By 2040, Montenegro’s role in the Adriatic will depend on its ability to modernize governance. Maritime policy requires strong institutions, professional port management, environmental enforcement, sophisticated urban planning, and interministerial coordination. Without governance capacity, even the best maritime assets cannot reach their potential. EU membership strengthens this foundation by embedding Montenegro within European maritime, environmental, transport, and digital frameworks.
Montenegro’s maritime destiny also intersects with its diplomatic orientation. As a stable, Western-aligned, EU-committed Adriatic state, Montenegro can become a reliable partner in regional maritime cooperation.
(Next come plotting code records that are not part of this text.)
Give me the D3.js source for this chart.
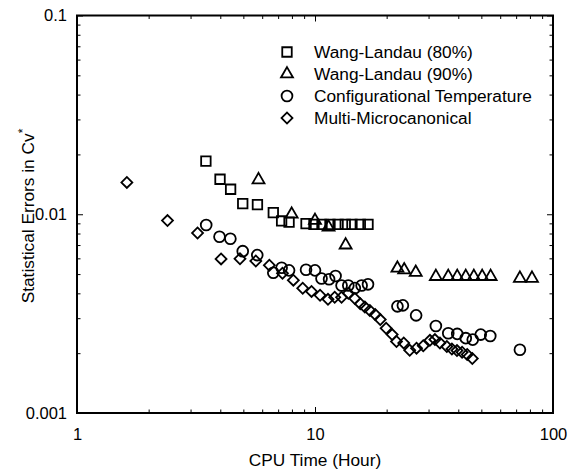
<!DOCTYPE html>
<html>
<head>
<meta charset="utf-8">
<script src="https://cdn.jsdelivr.net/npm/d3@7"></script>
<style>
  body { margin: 0; background: #fff; }
  text { font-family: "Liberation Sans", Arial, Helvetica, sans-serif; }
</style>
</head>
<body>
<svg id="chart" width="569" height="471"></svg>
<script>
// Wang-Landau (80%)
var wl80X = [3.48, 3.99, 4.42, 4.97, 5.73, 6.68, 7.24, 7.78, 9.17, 9.9, 10.7, 11.56, 12.5, 13.4, 14.3, 15.5, 16.7];
var wl80Y = [0.0185, 0.0150, 0.01336, 0.0113, 0.01117, 0.0102, 0.00925, 0.00912, 0.00898, 0.0089, 0.0089, 0.0089, 0.0089, 0.0089, 0.0089, 0.0089, 0.0089];

// Wang-Landau (90%)
var wl90X = [5.79, 7.98, 10.0, 11.4, 13.45, 22.2, 23.7, 26.5, 32.2, 36.3, 39.6, 43.0, 46.5, 50.4, 54.7, 72.6, 81.6];
var wl90Y = [0.0149, 0.0100, 0.0093, 0.0086, 0.0070, 0.00535, 0.00525, 0.0051, 0.00486, 0.00486, 0.00486, 0.00486, 0.00486, 0.00486, 0.00486, 0.00476, 0.00476];

// Configurational Temperature
var ctX = [3.49, 3.97, 4.41, 4.97, 5.72, 6.68, 7.24, 7.78, 9.17, 10.0, 10.65, 11.46, 12.2, 12.93, 13.8, 14.7, 15.7, 16.7, 22.2, 23.4, 26.6, 32.2, 36.3, 39.6, 43.0, 46.0, 49.7, 54.5, 72.6];
var ctY = [0.00883, 0.00771, 0.00753, 0.00652, 0.00623, 0.00508, 0.00538, 0.00522, 0.00526, 0.00522, 0.00475, 0.00471, 0.00489, 0.00438, 0.00438, 0.00425, 0.00438, 0.00444, 0.00344, 0.00348, 0.0031, 0.00274, 0.00252, 0.0025, 0.00238, 0.00234, 0.00248, 0.00244, 0.00208];

// Multi-Microcanonical
var mmX = [1.62, 2.40, 3.21, 4.03, 4.84, 5.64, 6.43, 7.30, 8.11, 8.88, 9.67, 10.5, 11.34, 12.1, 12.93, 13.8, 14.7, 15.5, 16.2, 17.0, 17.9, 18.8, 19.9, 21.1, 22.0, 23.6, 25.0, 26.7, 28.5, 30.4, 31.9, 33.5, 35.8, 37.6, 39.5, 41.5, 43.6, 45.8];
var mmY = [0.01446, 0.00929, 0.00805, 0.00596, 0.00597, 0.00582, 0.00554, 0.00505, 0.00466, 0.00424, 0.00409, 0.00391, 0.00373, 0.00382, 0.00382, 0.0040, 0.00377, 0.00355, 0.00341, 0.00328, 0.00313, 0.00295, 0.00267, 0.00248, 0.00229, 0.00225, 0.00207, 0.00212, 0.00218, 0.00232, 0.00234, 0.00225, 0.00216, 0.0021, 0.00206, 0.00202, 0.00197, 0.00188];

var seriesNames = ["Wang-Landau (80%)", "Wang-Landau (90%)", "Configurational Temperature", "Multi-Microcanonical"];

// ticks
var xMajor = [1, 10, 100];
var xMinor = [2, 3, 4, 5, 6, 7, 8, 9, 20, 30, 40, 50, 60, 70, 80, 90];
var yMajor = [0.001, 0.01, 0.1];
var yMinor = [0.002, 0.003, 0.004, 0.005, 0.006, 0.007, 0.008, 0.009, 0.02, 0.03, 0.04, 0.05, 0.06, 0.07, 0.08, 0.09];

var margin = {top: 15.5, right: 16, bottom: 58, left: 77},
  width = 569 - margin.left - margin.right,
  height = 471 - margin.top - margin.bottom;

var svg = d3.select("#chart");
var g = svg.append("g").attr("transform", "translate(" + margin.left + "," + margin.top + ")");

var x = d3.scaleLog().domain([1, 100]).range([0, width]);
var y = d3.scaleLog().domain([0.001, 0.1]).range([height, 0]);

var fs = 16.5, titleFs = 17.3;

// axes, ticks point inward
function noLabel() { return ""; }

g.append("g").attr("transform", "translate(0," + height + ")")
  .call(d3.axisBottom(x).tickValues(xMajor).tickSize(-6).tickPadding(15).tickFormat(d3.format("d")));
g.append("g").attr("transform", "translate(0," + height + ")")
  .call(d3.axisBottom(x).tickValues(xMinor).tickSize(-3.5).tickFormat(noLabel));
g.append("g")
  .call(d3.axisTop(x).tickValues(xMajor).tickSize(-6).tickFormat(noLabel));
g.append("g")
  .call(d3.axisTop(x).tickValues(xMinor).tickSize(-3.5).tickFormat(noLabel));

g.append("g")
  .call(d3.axisLeft(y).tickValues(yMajor).tickSize(-6).tickPadding(10).tickFormat(function(d) { return String(d); }));
g.append("g")
  .call(d3.axisLeft(y).tickValues(yMinor).tickSize(-3.5).tickFormat(noLabel));
g.append("g").attr("transform", "translate(" + width + ",0)")
  .call(d3.axisRight(y).tickValues(yMajor).tickSize(-6).tickFormat(noLabel));
g.append("g").attr("transform", "translate(" + width + ",0)")
  .call(d3.axisRight(y).tickValues(yMinor).tickSize(-3.5).tickFormat(noLabel));

g.selectAll(".domain").remove();
g.selectAll(".tick line").attr("stroke", "#000").attr("stroke-width", 1);
g.selectAll(".tick text").attr("font-size", fs).attr("fill", "#000")
  .style("font-family", "'Liberation Sans', Arial, sans-serif");

// frame
g.append("rect")
  .attr("width", width)
  .attr("height", height)
  .attr("fill", "none")
  .attr("stroke", "#000")
  .attr("stroke-width", 2);

// axis titles
svg.append("text")
  .attr("x", margin.left + width / 2)
  .attr("y", 466)
  .attr("text-anchor", "middle")
  .attr("font-size", titleFs)
  .text("CPU Time (Hour)");

var yt = svg.append("text")
  .attr("transform", "translate(34,216) rotate(-90)")
  .attr("text-anchor", "middle")
  .attr("font-size", titleFs);
yt.append("tspan").text("Statistical Errors in Cv");
yt.append("tspan").attr("font-size", 12).attr("dy", -7).text("*");

// markers
var shapes = [
  {type: d3.symbolSquare, size: 90, rot: 0},
  {type: d3.symbolTriangle, size: 62, rot: 0},
  {type: d3.symbolCircle, size: 92, rot: 0},
  {type: d3.symbolSquare, size: 60, rot: 45}
];
var xs = [wl80X, wl90X, ctX, mmX];
var ys = [wl80Y, wl90Y, ctY, mmY];

function drawSeries(k) {
  var pts = xs[k].map(function(v, i) { return [v, ys[k][i]]; });
  g.append("g")
    .selectAll("path")
    .data(pts)
    .enter()
    .append("path")
    .attr("d", d3.symbol().type(shapes[k].type).size(shapes[k].size))
    .attr("transform", function(d) { return "translate(" + x(d[0]) + "," + y(d[1]) + ") rotate(" + shapes[k].rot + ")"; })
    .attr("fill", "none")
    .attr("stroke", "#000")
    .attr("stroke-width", 1.8);
}
// draw back to front
drawSeries(3);
drawSeries(2);
drawSeries(0);
drawSeries(1);

// legend
var legend = svg.append("g")
  .selectAll("g")
  .data(seriesNames)
  .enter()
  .append("g")
  .attr("transform", function(d, i) { return "translate(287," + (52 + i * 22) + ")"; });

legend.append("path")
  .attr("d", function(d, i) { return d3.symbol().type(shapes[i].type).size(shapes[i].size)(); })
  .attr("transform", function(d, i) { return "rotate(" + shapes[i].rot + ")"; })
  .attr("fill", "none")
  .attr("stroke", "#000")
  .attr("stroke-width", 1.8);

legend.append("text")
  .attr("x", 27)
  .attr("dy", "0.36em")
  .attr("font-size", titleFs)
  .text(function(d) { return d; });
</script>
</body>
</html>
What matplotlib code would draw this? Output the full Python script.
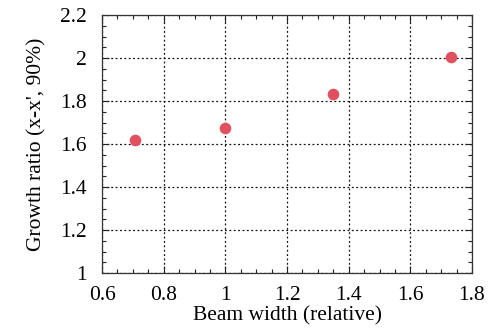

Joint patrols, shared rescue operations, disaster response, climate research, and infrastructure collaboration all benefit from Montenegro’s stability. The country’s voice gains disproportionate weight precisely because it is small, focused, and credible.
The maritime economy of the Adriatic in 2040 will be more integrated, more digital, more sustainable, and more strategically contested than today. Montenegro has the opportunity to shape this future rather than react to it. The foundations are already visible: a modernizing port, premium marinas, a coastline rich in biodiversity, a NATO security overlay, EU integration on the horizon, and an economy shifting toward sustainability and digitalization.
Montenegro’s challenge is strategic discipline. The country must think not in short electoral cycles but in multi-decade maritime horizons. It must protect its coastline as a national treasure, develop Bar as a strategic hub, strengthen digital and energy infrastructure, modernize its maritime administration, and engage in regional diplomacy with purpose. Only then can Montenegro create a maritime identity that is resilient, prosperous, and aligned with 21st-century realities.
The Adriatic of 2040 will be shaped by climate, technology, and geopolitics. Montenegro can be a passive coastline or an active maritime state. If it chooses the latter, it can emerge not merely as another port on the map but as a central Adriatic actor — a country whose maritime economy defines its national trajectory and whose strategic position strengthens Europe’s southern flank.